> Exercise brief: Each line from the beginning of the data below through the line containing "fig = plt.figure(figsize=(W" should be repeated exactly, please.

> Information supplied:
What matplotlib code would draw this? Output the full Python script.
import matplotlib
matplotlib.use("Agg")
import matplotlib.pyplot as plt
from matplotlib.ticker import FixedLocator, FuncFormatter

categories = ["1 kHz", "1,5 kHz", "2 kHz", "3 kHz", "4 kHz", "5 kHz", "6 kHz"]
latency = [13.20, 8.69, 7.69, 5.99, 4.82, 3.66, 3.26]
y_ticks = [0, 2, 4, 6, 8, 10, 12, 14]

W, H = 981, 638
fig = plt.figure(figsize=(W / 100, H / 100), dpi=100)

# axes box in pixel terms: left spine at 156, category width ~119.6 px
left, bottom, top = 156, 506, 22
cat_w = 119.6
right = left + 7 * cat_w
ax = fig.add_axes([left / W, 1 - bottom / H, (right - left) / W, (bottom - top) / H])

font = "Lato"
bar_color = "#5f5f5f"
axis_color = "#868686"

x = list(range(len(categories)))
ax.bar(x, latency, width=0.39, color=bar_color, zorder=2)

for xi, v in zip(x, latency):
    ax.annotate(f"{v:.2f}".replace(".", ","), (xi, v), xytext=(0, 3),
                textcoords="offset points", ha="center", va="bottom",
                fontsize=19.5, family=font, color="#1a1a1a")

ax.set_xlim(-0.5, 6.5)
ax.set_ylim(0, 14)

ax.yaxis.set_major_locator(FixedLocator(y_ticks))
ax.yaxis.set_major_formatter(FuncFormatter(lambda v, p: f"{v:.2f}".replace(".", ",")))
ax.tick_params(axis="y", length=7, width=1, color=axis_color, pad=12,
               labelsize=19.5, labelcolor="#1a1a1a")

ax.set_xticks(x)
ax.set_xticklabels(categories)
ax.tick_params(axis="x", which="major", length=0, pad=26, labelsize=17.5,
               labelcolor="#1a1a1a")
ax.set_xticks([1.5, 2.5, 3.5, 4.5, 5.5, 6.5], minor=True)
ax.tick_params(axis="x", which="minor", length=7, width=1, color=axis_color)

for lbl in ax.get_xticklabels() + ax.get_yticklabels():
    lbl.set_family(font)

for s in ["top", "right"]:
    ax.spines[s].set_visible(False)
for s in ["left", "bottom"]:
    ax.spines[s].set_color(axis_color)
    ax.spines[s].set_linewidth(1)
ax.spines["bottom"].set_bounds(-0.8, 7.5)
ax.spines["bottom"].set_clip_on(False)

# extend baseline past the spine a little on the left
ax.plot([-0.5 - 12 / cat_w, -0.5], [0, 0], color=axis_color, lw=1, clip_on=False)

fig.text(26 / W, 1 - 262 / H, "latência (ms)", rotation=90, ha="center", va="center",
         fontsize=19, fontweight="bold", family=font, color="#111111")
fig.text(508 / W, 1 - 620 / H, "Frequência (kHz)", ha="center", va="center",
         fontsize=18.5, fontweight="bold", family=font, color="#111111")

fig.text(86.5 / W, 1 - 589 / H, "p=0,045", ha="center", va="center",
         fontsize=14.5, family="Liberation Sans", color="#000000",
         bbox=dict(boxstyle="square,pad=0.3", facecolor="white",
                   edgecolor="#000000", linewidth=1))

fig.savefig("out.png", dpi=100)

> Response:
What matplotlib code would draw this? Output the full Python script.
import matplotlib
matplotlib.use("Agg")
import matplotlib.pyplot as plt
from matplotlib.ticker import FixedLocator, FuncFormatter

categories = ["1 kHz", "1,5 kHz", "2 kHz", "3 kHz", "4 kHz", "5 kHz", "6 kHz"]
latency = [13.20, 8.69, 7.69, 5.99, 4.82, 3.66, 3.26]
y_ticks = [0, 2, 4, 6, 8, 10, 12, 14]

W, H = 981, 638
fig = plt.figure(figsize=(W / 100, H / 100), dpi=100)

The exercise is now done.